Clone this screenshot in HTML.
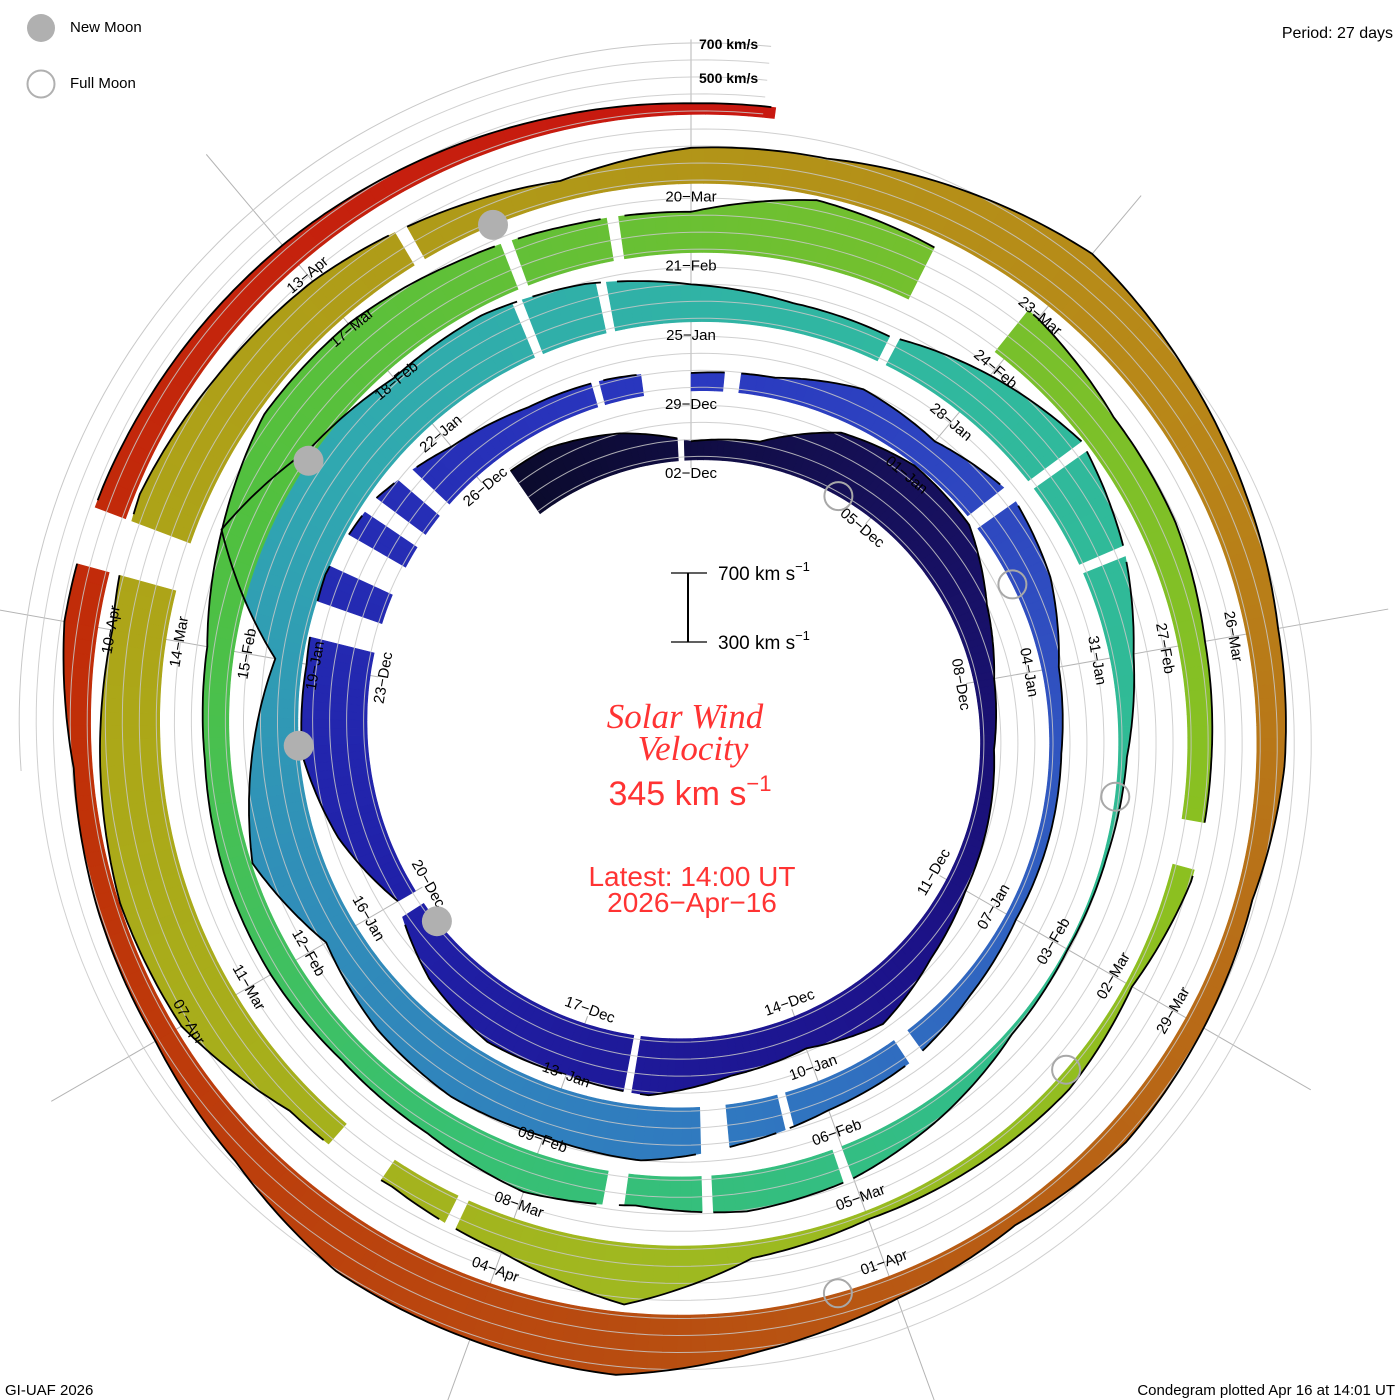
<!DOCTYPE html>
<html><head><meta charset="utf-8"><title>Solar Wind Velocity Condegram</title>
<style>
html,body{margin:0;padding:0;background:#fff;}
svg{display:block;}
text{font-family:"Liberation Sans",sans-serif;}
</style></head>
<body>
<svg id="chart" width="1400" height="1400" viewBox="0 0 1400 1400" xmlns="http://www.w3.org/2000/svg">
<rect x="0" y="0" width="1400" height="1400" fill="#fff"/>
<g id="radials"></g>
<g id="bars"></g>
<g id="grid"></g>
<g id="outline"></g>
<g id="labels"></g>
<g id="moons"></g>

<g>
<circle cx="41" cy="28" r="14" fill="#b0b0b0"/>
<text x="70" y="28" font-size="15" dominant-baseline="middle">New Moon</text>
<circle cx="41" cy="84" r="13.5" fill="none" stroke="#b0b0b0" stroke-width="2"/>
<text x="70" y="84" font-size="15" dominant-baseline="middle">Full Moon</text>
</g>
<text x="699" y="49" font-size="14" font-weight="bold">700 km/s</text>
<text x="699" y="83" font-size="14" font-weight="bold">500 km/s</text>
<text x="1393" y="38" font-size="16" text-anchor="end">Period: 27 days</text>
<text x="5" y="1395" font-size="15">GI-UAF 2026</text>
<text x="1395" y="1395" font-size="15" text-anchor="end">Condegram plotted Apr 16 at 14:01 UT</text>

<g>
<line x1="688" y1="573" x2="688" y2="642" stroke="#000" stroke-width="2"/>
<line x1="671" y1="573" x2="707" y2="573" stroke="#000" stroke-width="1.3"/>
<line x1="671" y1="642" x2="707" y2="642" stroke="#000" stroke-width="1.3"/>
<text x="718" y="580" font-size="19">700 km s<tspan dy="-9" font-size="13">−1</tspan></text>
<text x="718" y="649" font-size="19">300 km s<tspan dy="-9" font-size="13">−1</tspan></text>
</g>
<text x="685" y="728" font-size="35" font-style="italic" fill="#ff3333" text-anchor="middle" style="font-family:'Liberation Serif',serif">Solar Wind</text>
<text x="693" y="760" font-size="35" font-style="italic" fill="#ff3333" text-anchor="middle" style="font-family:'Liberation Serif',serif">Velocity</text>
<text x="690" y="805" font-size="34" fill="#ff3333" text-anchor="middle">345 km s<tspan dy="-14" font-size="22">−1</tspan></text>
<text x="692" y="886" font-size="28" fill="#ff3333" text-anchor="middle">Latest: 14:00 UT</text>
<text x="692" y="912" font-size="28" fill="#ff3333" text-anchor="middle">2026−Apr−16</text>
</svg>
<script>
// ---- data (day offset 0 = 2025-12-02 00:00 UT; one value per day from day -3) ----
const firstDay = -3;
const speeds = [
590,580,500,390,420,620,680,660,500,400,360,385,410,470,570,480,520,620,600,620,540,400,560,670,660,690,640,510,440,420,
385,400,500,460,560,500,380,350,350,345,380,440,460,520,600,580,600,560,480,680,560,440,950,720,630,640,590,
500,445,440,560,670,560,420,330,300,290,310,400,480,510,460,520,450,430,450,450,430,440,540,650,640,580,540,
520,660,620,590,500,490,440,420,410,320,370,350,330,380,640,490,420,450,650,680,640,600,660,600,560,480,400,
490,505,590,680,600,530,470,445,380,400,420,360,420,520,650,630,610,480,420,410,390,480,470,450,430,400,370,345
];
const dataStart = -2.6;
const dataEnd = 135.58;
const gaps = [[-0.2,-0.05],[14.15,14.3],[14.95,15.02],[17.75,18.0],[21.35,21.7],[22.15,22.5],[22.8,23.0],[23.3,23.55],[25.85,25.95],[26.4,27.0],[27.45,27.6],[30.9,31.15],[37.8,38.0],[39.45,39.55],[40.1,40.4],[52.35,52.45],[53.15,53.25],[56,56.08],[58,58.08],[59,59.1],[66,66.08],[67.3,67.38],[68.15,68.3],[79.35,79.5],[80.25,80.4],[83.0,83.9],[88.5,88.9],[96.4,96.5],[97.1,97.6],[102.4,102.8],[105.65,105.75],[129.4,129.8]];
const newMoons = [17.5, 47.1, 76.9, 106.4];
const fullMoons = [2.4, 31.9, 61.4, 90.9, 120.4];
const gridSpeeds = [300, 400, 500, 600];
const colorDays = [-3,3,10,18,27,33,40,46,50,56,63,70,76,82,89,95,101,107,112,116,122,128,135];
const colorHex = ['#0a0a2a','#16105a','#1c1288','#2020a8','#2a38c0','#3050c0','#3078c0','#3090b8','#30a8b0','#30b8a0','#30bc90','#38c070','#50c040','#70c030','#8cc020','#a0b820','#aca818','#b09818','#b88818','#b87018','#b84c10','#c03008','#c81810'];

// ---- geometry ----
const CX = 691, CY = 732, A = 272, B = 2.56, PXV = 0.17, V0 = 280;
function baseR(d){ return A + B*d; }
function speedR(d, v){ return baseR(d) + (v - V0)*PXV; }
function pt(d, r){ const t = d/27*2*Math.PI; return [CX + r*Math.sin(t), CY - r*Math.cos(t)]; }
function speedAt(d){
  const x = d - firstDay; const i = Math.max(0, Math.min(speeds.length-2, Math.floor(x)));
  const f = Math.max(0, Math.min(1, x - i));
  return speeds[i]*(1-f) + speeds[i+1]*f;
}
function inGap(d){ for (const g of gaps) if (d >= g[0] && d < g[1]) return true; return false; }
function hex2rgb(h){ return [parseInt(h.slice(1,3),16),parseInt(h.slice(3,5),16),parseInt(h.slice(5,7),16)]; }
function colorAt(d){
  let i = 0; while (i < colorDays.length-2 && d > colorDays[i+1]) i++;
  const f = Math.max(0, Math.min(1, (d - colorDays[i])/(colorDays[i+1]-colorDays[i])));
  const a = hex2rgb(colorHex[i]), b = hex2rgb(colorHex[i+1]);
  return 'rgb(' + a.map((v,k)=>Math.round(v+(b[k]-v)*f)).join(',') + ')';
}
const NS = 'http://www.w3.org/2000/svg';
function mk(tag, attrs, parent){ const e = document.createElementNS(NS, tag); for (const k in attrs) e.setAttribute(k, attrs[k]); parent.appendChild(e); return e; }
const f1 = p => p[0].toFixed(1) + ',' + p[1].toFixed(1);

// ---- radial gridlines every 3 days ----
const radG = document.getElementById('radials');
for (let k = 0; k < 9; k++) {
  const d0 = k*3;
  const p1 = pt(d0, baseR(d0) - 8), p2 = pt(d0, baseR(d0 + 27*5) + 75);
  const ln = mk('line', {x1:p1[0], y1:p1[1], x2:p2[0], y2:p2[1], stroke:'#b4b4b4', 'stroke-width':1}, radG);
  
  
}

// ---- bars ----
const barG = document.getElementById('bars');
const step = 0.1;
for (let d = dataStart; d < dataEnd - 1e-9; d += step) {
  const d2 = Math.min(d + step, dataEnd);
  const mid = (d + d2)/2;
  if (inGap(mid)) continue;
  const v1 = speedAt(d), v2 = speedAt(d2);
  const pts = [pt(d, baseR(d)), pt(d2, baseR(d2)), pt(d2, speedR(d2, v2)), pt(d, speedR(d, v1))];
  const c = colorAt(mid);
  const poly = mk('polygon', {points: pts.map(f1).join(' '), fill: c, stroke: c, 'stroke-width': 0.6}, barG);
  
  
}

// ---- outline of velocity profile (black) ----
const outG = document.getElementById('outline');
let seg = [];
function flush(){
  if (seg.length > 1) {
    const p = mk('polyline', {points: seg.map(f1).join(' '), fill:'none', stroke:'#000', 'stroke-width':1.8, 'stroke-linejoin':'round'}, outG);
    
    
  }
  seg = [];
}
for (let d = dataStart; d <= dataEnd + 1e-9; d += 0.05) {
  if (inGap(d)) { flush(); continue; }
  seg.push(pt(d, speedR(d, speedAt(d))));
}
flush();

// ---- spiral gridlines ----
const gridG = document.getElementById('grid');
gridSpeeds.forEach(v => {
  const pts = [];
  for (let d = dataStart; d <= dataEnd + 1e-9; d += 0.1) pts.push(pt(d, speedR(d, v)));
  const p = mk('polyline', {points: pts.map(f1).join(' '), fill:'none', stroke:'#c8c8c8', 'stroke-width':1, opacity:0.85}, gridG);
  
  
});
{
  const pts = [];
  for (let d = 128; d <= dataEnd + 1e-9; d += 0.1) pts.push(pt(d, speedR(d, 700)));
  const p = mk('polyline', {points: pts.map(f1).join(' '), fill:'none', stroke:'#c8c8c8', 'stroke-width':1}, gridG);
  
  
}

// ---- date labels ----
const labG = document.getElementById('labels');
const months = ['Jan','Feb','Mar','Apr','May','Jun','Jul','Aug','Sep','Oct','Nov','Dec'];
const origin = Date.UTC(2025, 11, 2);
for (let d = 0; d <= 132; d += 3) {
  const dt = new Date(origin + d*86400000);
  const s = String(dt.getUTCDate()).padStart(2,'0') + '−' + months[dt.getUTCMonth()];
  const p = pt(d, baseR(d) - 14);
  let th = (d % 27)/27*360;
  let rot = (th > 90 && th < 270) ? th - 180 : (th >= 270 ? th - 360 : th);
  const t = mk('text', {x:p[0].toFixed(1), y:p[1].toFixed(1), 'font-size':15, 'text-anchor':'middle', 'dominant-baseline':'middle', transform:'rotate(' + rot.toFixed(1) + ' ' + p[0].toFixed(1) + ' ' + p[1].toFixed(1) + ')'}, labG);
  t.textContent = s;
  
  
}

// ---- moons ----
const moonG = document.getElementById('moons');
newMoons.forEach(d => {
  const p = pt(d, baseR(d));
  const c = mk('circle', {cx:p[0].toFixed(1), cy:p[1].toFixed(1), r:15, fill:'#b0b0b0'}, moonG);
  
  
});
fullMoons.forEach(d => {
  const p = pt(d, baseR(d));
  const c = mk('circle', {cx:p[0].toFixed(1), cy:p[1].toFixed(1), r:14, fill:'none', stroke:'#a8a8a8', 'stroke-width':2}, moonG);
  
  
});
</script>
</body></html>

* * *

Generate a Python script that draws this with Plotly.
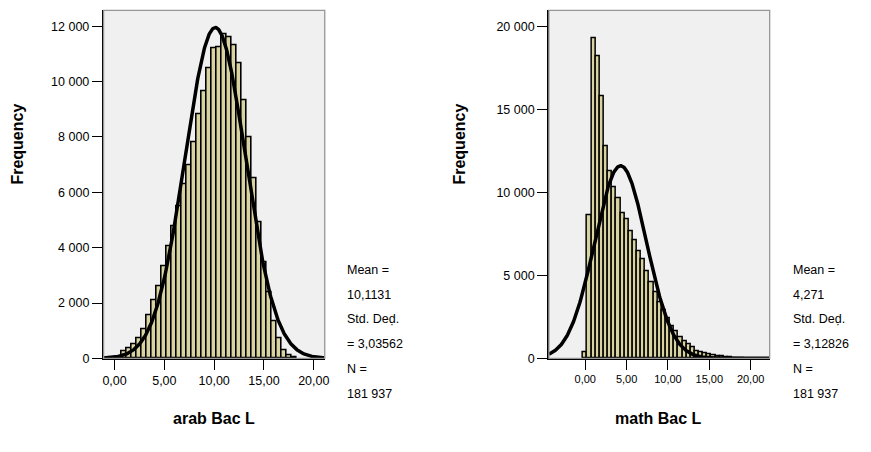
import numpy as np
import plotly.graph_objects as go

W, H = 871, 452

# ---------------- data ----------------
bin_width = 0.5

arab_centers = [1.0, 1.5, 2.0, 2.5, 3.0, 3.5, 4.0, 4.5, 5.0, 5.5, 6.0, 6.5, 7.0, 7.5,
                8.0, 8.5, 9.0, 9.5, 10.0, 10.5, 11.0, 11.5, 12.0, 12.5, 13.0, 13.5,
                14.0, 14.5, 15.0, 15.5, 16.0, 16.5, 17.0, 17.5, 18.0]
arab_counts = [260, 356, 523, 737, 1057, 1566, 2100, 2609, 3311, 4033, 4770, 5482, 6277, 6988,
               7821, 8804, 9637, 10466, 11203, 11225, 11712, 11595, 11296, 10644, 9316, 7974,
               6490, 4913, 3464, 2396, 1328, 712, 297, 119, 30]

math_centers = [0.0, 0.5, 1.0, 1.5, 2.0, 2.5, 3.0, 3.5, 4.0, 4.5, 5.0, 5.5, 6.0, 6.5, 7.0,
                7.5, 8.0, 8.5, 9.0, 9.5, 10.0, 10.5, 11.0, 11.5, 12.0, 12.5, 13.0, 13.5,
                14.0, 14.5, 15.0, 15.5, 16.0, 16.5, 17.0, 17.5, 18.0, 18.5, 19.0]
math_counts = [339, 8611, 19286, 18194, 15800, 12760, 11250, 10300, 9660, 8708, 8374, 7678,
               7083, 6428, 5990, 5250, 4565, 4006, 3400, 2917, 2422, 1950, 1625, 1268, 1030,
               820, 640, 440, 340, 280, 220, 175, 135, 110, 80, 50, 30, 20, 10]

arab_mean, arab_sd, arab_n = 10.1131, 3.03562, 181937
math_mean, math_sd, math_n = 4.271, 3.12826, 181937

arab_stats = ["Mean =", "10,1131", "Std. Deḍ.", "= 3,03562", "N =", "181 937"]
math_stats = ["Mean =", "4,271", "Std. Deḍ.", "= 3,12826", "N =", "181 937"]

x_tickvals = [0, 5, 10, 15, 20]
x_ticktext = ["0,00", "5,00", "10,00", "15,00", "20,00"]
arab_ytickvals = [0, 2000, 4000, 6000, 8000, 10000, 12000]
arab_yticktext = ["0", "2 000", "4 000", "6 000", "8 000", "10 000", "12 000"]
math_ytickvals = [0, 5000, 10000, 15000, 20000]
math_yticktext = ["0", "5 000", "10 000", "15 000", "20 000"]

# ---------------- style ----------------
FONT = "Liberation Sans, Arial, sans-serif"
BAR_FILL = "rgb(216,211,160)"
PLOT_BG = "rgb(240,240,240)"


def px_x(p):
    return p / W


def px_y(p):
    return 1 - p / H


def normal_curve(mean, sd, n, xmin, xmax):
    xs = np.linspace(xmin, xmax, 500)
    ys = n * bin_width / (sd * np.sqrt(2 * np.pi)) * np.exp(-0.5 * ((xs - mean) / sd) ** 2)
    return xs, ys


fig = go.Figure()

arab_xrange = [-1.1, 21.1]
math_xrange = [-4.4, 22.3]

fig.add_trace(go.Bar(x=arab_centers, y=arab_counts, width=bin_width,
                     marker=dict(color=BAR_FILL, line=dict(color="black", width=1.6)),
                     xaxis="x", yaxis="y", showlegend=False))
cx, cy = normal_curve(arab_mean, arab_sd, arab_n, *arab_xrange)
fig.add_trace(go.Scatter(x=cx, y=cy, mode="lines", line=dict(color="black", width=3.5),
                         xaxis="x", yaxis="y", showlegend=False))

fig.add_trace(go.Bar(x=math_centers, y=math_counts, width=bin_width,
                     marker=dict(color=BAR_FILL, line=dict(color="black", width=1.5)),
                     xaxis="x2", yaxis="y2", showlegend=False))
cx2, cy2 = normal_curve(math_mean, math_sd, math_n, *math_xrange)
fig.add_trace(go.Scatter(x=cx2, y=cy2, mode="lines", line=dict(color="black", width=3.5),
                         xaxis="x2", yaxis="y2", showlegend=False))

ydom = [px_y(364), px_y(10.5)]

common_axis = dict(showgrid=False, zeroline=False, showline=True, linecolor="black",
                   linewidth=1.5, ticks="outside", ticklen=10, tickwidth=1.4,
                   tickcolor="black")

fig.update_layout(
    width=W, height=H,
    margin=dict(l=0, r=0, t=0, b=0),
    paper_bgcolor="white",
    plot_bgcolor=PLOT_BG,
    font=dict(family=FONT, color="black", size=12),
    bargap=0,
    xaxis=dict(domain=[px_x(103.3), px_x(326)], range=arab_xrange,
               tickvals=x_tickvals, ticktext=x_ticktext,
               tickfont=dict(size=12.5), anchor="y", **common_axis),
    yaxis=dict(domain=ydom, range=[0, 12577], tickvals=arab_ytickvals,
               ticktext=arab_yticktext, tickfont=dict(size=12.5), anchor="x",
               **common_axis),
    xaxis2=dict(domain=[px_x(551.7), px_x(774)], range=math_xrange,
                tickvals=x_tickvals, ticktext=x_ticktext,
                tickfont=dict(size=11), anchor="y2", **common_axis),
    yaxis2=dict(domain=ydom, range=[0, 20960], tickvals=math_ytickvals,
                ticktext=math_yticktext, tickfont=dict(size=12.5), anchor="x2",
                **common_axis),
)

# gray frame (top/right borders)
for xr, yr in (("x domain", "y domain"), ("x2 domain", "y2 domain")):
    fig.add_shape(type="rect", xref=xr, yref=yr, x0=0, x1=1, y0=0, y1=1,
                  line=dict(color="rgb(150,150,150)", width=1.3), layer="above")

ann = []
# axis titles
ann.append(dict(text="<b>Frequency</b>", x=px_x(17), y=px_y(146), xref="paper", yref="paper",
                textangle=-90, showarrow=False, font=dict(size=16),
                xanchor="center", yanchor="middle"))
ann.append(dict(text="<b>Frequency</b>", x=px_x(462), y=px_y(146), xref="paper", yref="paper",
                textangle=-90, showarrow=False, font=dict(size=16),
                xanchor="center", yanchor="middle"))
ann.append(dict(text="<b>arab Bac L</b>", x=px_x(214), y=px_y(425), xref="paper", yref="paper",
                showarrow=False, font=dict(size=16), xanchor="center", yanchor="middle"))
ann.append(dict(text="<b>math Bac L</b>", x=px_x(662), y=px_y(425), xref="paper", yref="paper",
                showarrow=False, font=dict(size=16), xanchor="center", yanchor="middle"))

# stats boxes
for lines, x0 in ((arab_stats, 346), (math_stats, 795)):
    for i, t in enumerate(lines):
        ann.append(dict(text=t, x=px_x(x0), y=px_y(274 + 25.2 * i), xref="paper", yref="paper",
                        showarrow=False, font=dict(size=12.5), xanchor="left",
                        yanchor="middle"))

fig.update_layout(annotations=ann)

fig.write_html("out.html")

## Task description
Your task is to reproduce only the lines from the one with "Generate a Python" through the one with "fig = go.Figure()", keeping both ends. Skip every picture.

## Solution for this task
Generate a Python script that draws this with Plotly.
import numpy as np
import plotly.graph_objects as go

W, H = 871, 452

# ---------------- data ----------------
bin_width = 0.5

arab_centers = [1.0, 1.5, 2.0, 2.5, 3.0, 3.5, 4.0, 4.5, 5.0, 5.5, 6.0, 6.5, 7.0, 7.5,
                8.0, 8.5, 9.0, 9.5, 10.0, 10.5, 11.0, 11.5, 12.0, 12.5, 13.0, 13.5,
                14.0, 14.5, 15.0, 15.5, 16.0, 16.5, 17.0, 17.5, 18.0]
arab_counts = [260, 356, 523, 737, 1057, 1566, 2100, 2609, 3311, 4033, 4770, 5482, 6277, 6988,
               7821, 8804, 9637, 10466, 11203, 11225, 11712, 11595, 11296, 10644, 9316, 7974,
               6490, 4913, 3464, 2396, 1328, 712, 297, 119, 30]

math_centers = [0.0, 0.5, 1.0, 1.5, 2.0, 2.5, 3.0, 3.5, 4.0, 4.5, 5.0, 5.5, 6.0, 6.5, 7.0,
                7.5, 8.0, 8.5, 9.0, 9.5, 10.0, 10.5, 11.0, 11.5, 12.0, 12.5, 13.0, 13.5,
                14.0, 14.5, 15.0, 15.5, 16.0, 16.5, 17.0, 17.5, 18.0, 18.5, 19.0]
math_counts = [339, 8611, 19286, 18194, 15800, 12760, 11250, 10300, 9660, 8708, 8374, 7678,
               7083, 6428, 5990, 5250, 4565, 4006, 3400, 2917, 2422, 1950, 1625, 1268, 1030,
               820, 640, 440, 340, 280, 220, 175, 135, 110, 80, 50, 30, 20, 10]

arab_mean, arab_sd, arab_n = 10.1131, 3.03562, 181937
math_mean, math_sd, math_n = 4.271, 3.12826, 181937

arab_stats = ["Mean =", "10,1131", "Std. Deḍ.", "= 3,03562", "N =", "181 937"]
math_stats = ["Mean =", "4,271", "Std. Deḍ.", "= 3,12826", "N =", "181 937"]

x_tickvals = [0, 5, 10, 15, 20]
x_ticktext = ["0,00", "5,00", "10,00", "15,00", "20,00"]
arab_ytickvals = [0, 2000, 4000, 6000, 8000, 10000, 12000]
arab_yticktext = ["0", "2 000", "4 000", "6 000", "8 000", "10 000", "12 000"]
math_ytickvals = [0, 5000, 10000, 15000, 20000]
math_yticktext = ["0", "5 000", "10 000", "15 000", "20 000"]

# ---------------- style ----------------
FONT = "Liberation Sans, Arial, sans-serif"
BAR_FILL = "rgb(216,211,160)"
PLOT_BG = "rgb(240,240,240)"


def px_x(p):
    return p / W


def px_y(p):
    return 1 - p / H


def normal_curve(mean, sd, n, xmin, xmax):
    xs = np.linspace(xmin, xmax, 500)
    ys = n * bin_width / (sd * np.sqrt(2 * np.pi)) * np.exp(-0.5 * ((xs - mean) / sd) ** 2)
    return xs, ys


fig = go.Figure()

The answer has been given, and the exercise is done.